What to know before you go to Hawai‘i
Eight major islands comprise the Hawai‘ian archipelago, meaning there’s coastline in abundance and a beach for everyone. Adventurers skirt the edges of Kaua‘i’s Napali Coast by kayak. Sun worshipers lounge around lazy Lanikai Beach on O‘ahu and on Maui's Kaanapali Beach, where the sun feels so close it’s hard to believe you’re at sea level. Beaches like Punaluu Beach on the Big Island—with its black sand—and the Red Sand Beach on Maui reward day-trippers with their psychedelic scenery. Meanwhile, the gravity-defying waves of the Banzai Pipeline hurl themselves against O‘ahu’s North Shore in winter, and the churning surf of nearby Waimea Bay seems like it can’t be made of the same gentle stuff that kisses the coast off Lāna‘i.
Rings of coastline protect each island’s heart, and it’s well worth leaving the beach to explore inland. On the Big Island, travelers dip into the Waipio Valley—scooped out of the island’s north side—or summit the Mauna Kea volcano at twilight to touch the stars above.
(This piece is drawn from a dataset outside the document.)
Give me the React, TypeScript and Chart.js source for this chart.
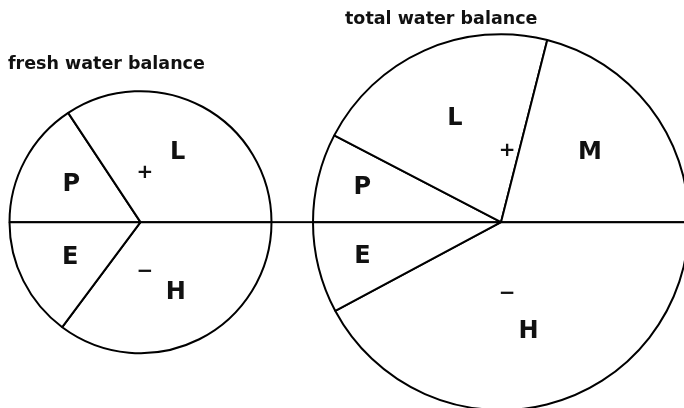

On Oʻahu, hikers scale the Koko Head Crater or follow trails of rainbows dancing above the lush Manoa Valley. No matter where they are based, visitors seeking to learn more about the archipelago have options for various guided tours. Paniolo Adventures, for example, guides horseback rides that offer views of the coastline, volcanoes, and ancient historical sites.
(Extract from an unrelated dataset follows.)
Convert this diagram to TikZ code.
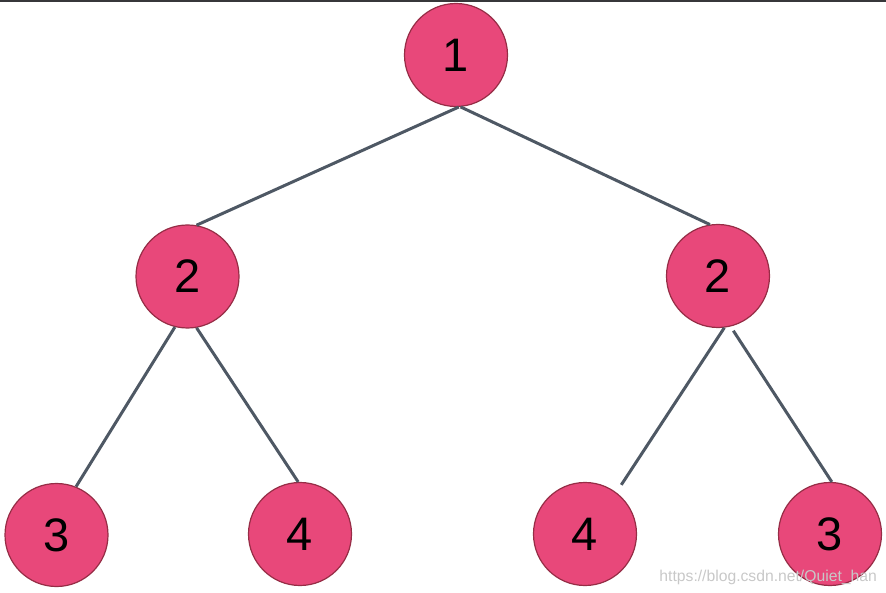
\documentclass[tikz,border=0pt]{standalone}
\usepackage{fontspec}
\setmainfont{Liberation Sans}
\definecolor{nodefill}{RGB}{232,72,122}
\definecolor{nodeborder}{RGB}{150,45,70}
\definecolor{edgecol}{RGB}{78,88,100}
\definecolor{topbar}{RGB}{55,55,58}
\definecolor{wmark}{RGB}{200,200,200}
\begin{document}
\begin{tikzpicture}[x=1pt,y=-1pt,
  tn/.style={circle, fill=nodefill, draw=nodeborder, line width=1.2pt,
    minimum size=103pt, inner sep=0pt, font=\fontsize{47}{47}\selectfont},
  edge/.style={draw=edgecol, line width=3pt},
  wm/.style={text=wmark, font=\fontsize{15.7}{15.7}\selectfont, inner sep=0pt, anchor=east}]
\useasboundingbox (0,0) rectangle (886,593);
\fill[topbar] (0,0) rectangle (886,2);
\node[tn] (n1) at (456,55) {1};
\node[tn] (a2) at (187.5,276.5) {2};
\node[tn] (b2) at (718,276) {2};
\node[tn] (a3) at (56.5,535) {3};
\node[tn] (a4) at (300,534) {4};
\node[tn] (b4) at (585,534) {4};
\node[tn] (b3) at (830,534) {3};
\draw[edge] (n1.-87) -- (a2.80);
\draw[edge] (n1.-85) -- (b2.99);
\draw[edge] (a2.-104) -- (a3.68);
\draw[edge] (a2.-80) -- (a4.92);
\draw[edge, shorten >=9pt] (b2.-83) -- (b4.53);
\draw[edge, shorten <=5pt] (b2.-76) -- (b3.88);
\node[wm] (wmk) at (877,577) {https://blog.csdn.net/Quiet\_han};
\end{tikzpicture}
\end{document}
With great weather throughout the year, there’s no bad time to visit Hawaiʻi. Hurricane season, from June to November, rarely touches the islands.
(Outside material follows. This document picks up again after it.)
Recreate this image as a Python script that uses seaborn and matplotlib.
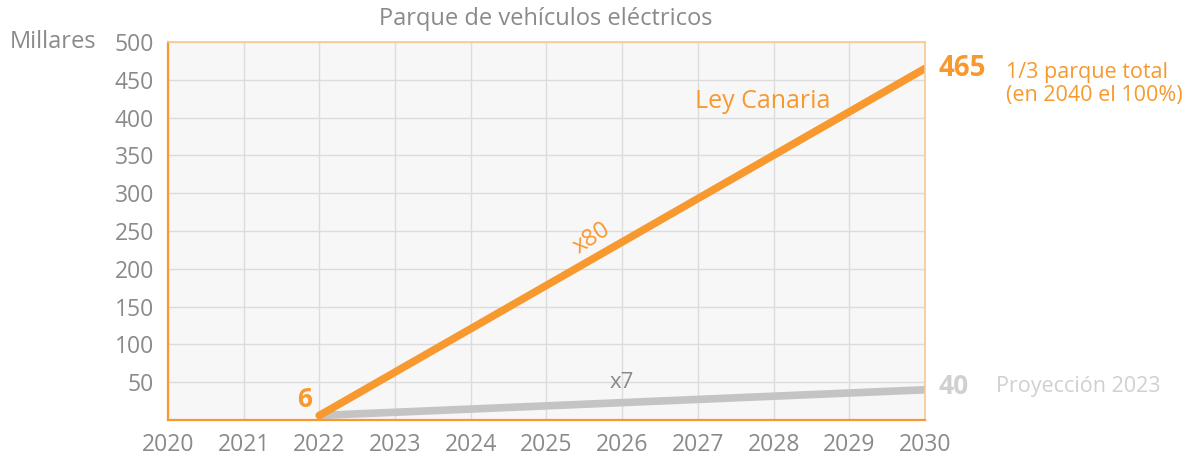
import matplotlib
matplotlib.use("Agg")
import matplotlib.pyplot as plt
import seaborn as sns
import pandas as pd

# Data (thousands of electric vehicles)
years = [2022, 2030]
ley_canaria = [6, 465]
proyeccion = [6, 40]
x_ticks = list(range(2020, 2031))
y_ticks = [50, 100, 150, 200, 250, 300, 350, 400, 450, 500]

ORANGE = "#F7992F"
GREY_LINE = "#C4C4C4"
TEXT = "#8A8A8A"
LIGHT = "#D0D0D0"

sns.set_theme(style="whitegrid")
plt.rcParams["font.family"] = ["Open Sans", "DejaVu Sans"]

df = pd.DataFrame({
    "year": years * 2,
    "value": ley_canaria + proyeccion,
    "serie": ["Ley Canaria"] * 2 + ["Proyección 2023"] * 2,
})

fig = plt.figure(figsize=(12.04, 4.61), dpi=100)
ax = fig.add_axes([0.1395, 0.0889, 0.6288, 0.82])
ax.set_facecolor("#F7F7F7")

sns.lineplot(data=df[df.serie == "Proyección 2023"], x="year", y="value",
             color=GREY_LINE, lw=5.5, ax=ax, legend=False, solid_capstyle="round")
sns.lineplot(data=df[df.serie == "Ley Canaria"], x="year", y="value",
             color=ORANGE, lw=5.5, ax=ax, legend=False, solid_capstyle="round")

ax.set_xlim(2020, 2030)
ax.set_ylim(0, 500)
ax.set_xticks(x_ticks)
ax.set_yticks(y_ticks)
ax.set_xlabel("")
ax.set_ylabel("")
ax.grid(True, color="#DCDCDC", lw=1)
ax.tick_params(axis="both", labelsize=16.5, labelcolor=TEXT, length=6, width=1.2)
ax.tick_params(axis="x", color=ORANGE, pad=3)
ax.tick_params(axis="y", color="#DCDCDC", pad=4)
ax.set_yticks([0], minor=True)
ax.tick_params(axis="y", which="minor", color=ORANGE, length=10, width=1.5)

for side in ["left", "bottom"]:
    ax.spines[side].set_color(ORANGE)
    ax.spines[side].set_linewidth(1.6)
for side in ["top", "right"]:
    ax.spines[side].set_color("#F9C88E")
    ax.spines[side].set_linewidth(1.2)

fig.text(0.453, 0.958, "Parque de vehículos eléctricos", ha="center", va="center",
         fontsize=17, color=TEXT)
fig.text(0.008, 0.908, "Millares", ha="left", va="center", fontsize=17, color=TEXT)

# Value labels
ax.annotate(f"{ley_canaria[0]}", (years[0], ley_canaria[0]), xytext=(-5, 2),
            textcoords="offset points", ha="right", va="bottom",
            fontsize=19, fontweight="bold", color=ORANGE)
ax.annotate(f"{ley_canaria[1]}", (years[1], ley_canaria[1]), xytext=(10, 0),
            textcoords="offset points", ha="left", va="center",
            fontsize=20, fontweight="bold", color=ORANGE, annotation_clip=False)
ax.annotate("1/3 parque total\n(en 2040 el 100%)", (years[1], ley_canaria[1]),
            xytext=(58, -11), textcoords="offset points", ha="left", va="center",
            fontsize=15.5, color=ORANGE, linespacing=1.15, annotation_clip=False)
ax.annotate(f"{proyeccion[1]}", (years[1], proyeccion[1]), xytext=(10, 2),
            textcoords="offset points", ha="left", va="center",
            fontsize=19, fontweight="bold", color=LIGHT, annotation_clip=False)
ax.annotate("Proyección 2023", (years[1], proyeccion[1]), xytext=(51, 2),
            textcoords="offset points", ha="left", va="center",
            fontsize=15.5, color=LIGHT, annotation_clip=False)

ax.text(2027.85, 421, "Ley Canaria", ha="center", va="center", fontsize=18, color=ORANGE)
ax.text(2025.6, 240, "x80", ha="center", va="center", fontsize=17, color=ORANGE,
        rotation=33)
ax.text(2026.0, 50, "x7", ha="center", va="center", fontsize=16, color=TEXT)

fig.savefig("out.png", dpi=100)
The bounty of land and sea is evident in Hawaiʻi’s cuisine, which shows South Pacific, Asian, and even Portuguese influences. Roy’s, a popular restaurant located on three islands, serves blackened ahi and macadamia nut-crusted opah, while Yama’s Fish Market in Honolulu presents numerous appetizers and simple staples like beef stew. Humble roadside stands serve lau lau (pork wrapped in taro leaf) or poke (seafood tartare). Hawaiʻian hospitality has been exported in a glass via the mai tai and lava flow cocktails. For something sweet, try a deep-fried malasada doughnut from Leonard’s Bakery in Honolulu, a chocolate haupia cream pie from Ted’s Bakery on Sunset Beach, or a syrupy shave ice from the famous Matsumoto Shave Ice in Haleiwa.
Hawaiʻi was colonized by Polynesians and has long drawn visitors from Asia, Oceania, and North America. The ‘Iolani Palace—where Hawaiʻi’s last royal family lived and ruled—should be the first stop for anyone interested in the islands' heritage. Across the street, the historic Ali'iolani Hale building was featured on the TV series Hawaii Five-0. Also check out the Bernice Pauahi Bishop Museum, where fascinating artifacts range from ancient weapons to the feathered cloak of King Kamehameha I. To this day, the islands' varied influences are united by the uniquely Hawaiʻian spirit of aloha.
Most domestic and international arrivals land in Honolulu. Hawaiian Airlines, Island Air, and Mokulele Airlines operate inter-island flights. The islands are large enough to make a car rental worthwhile. If you plan to stay in one place, taxis and shuttles are easy to arrange.
Credit cards are not accepted everywhere, so travelers should carry some cash when shopping. A 15–20 percent tip is standard for restaurant bills, 15 percent for taxi fares, and $1–2 per bag handled at a hotel. Tips for tours start at $5 and increase based on tour length. Outlets are 110 volt.